In the proposed codes, A = assigned letters; NN = state ogf:id number; CC = two-letter state code; X = letter or numbers; Z = numbers
  • Proposal 1: NNAAZZ (two letters and last two numbers defined by state owners) N.B.: Consolidated into proposal 2)
  • Proposal 2: NNXXZZ or NN-XXZZ (last four defined by state owners)
  • Proposal 3: CCZZXX or CC-ZZXX (last four defined by state owners, where last two digits could be replaced by letters)

Discussion 2

The discussion period is now closed. To view the discussion, click "expand" at right.

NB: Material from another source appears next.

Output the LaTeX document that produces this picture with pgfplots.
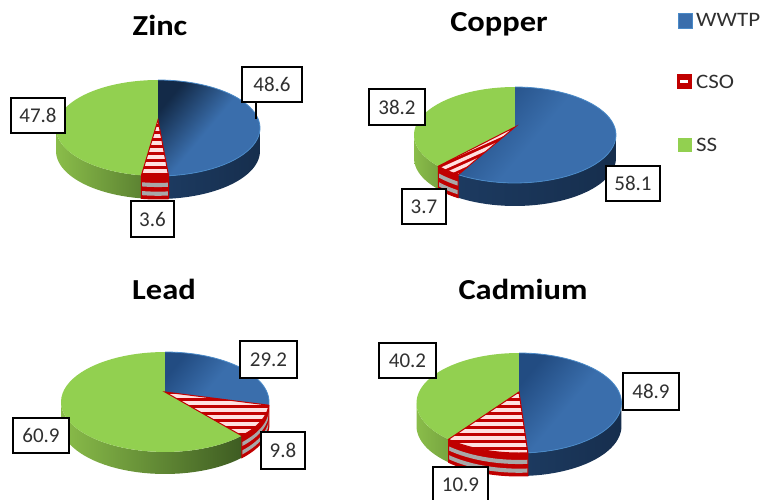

Personally, I strongly prefer proposal three for the postal codes. Numbers keep things simple, easy to read, and create a clearly defined "space" for numbers that isn't confused by an average citizen (e.g. 135 North Grissom Street, Egmont ME-2975). Proposal two looks too wonky to me (e.g. 135 North Grissom Street, Egmont 43-2975). It creates a redundant system of state postal code letters and postal code numbers. If we go with this, I strongly support phasing out the two-letter postal codes and allow states to use whatever abbreviations they want for other things. A state like Cosperica could use Cos. (or whatever) instead of being forced into CO. A state would just be defined for postal codes by the first two numbers. Anything else on the address could be full state name or any other unregulated abbreviation. Just my thoughts on this one. — Alessa (talk) 04:38, 4 July 2022 (UTC)
My only concern with the CC-#### structure is that each state is restricted to 10,000 individual postal codes, and while that would be more than sufficient for most states, we could run the risk of running short on codes for large states like Cosperica or Alormen, or for densely-populated states like New Carnaby. I’d support a CC-##XX structure where “CC” is the state abbreviation, “##” is a routing number (up to each state), and “XX” can be numbers or letters, which provides a much larger universe of total postal codes for each state (or city) without requiring a totally new scheme. —TheMayor (talk) 14:11, 4 July 2022 (UTC)
That's brilliant. I actually really like that, and it follows how distribution would work in the real world very well. I've updated proposal three to reflect this potential. That would allow a huge variety of things and even work well in rural areas. For example, all of Missisaukee County, Mennowa could use 29 (routing number) and then 7x. The entire county isn't heavily populated, so it could easily be handled by a single set of codes from -2970 through -297Y. I would suggest that we discourage (rather than mandate) use of I, O, Q, S, or Z in there to prevent confusion with numbers. — Alessa (talk) 14:21, 4 July 2022 (UTC)
Yep, I agree, that'd be a good system to use, and still provides each stateowner with plenty of flexibility to divvy things up as they like. --TheMayor (talk) 17:35, 4 July 2022 (UTC)

Voting

Initiative 1: Post office name

Please choose one (1) of the following options for name of postal offices

Federal Post Office

Federal States Post Office

  1. -TheMayor (talk) 18:04, 1 August 2022 (UTC)
  2. -Glauber (talk) 18:56, 1 August 2022 (UTC)
  3. -Ruadh (talk) 19:46, 1 August 2022 (UTC)
  4. Alessa (talk) 21:10, 1 August 2022 (UTC)
  5. -Icefur2 (talk) 22:29, 1 August 2022 (UTC)
  6. Aces California (talk) 11:47, 3 August 2022 (UTC)
  7. --Mapping Expert (talk) 22:54, 6 August 2022 (UTC)
  8. Unsigned comment by ItsTybear (talk).
  9. ~ Canada LaVearn (talk) 21:10, 13 August 2022 (UTC)
  10. --Fluffr Nuttr (talk) 18:38, 14 August 2022 (UTC)

Courier Office

Initiative 2: Postal codes

Please choose one (1) of the following options for structure of postal codes. For all codes, CC = two-letter state code; NN = state ogf:id number; X = letter or numbers; # = numbers only.

CC-##XX

  1. -TheMayor (talk) 18:04, 1 August 2022 (UTC)
  2. -Glauber (talk) 18:56, 1 August 2022 (UTC)
  3. -Ruadh (talk) 19:46, 1 August 2022 (UTC)
  4. Alessa (talk) 21:10, 1 August 2022 (UTC)
  5. -Icefur2 (talk) 22:29, 1 August 2022 (UTC)
  6. Aces California (talk) 11:47, 3 August 2022 (UTC)
  7. --Mapping Expert (talk) 22:55, 6 August 2022 (UTC)
  8. Unsigned comment by ItsTybear (talk).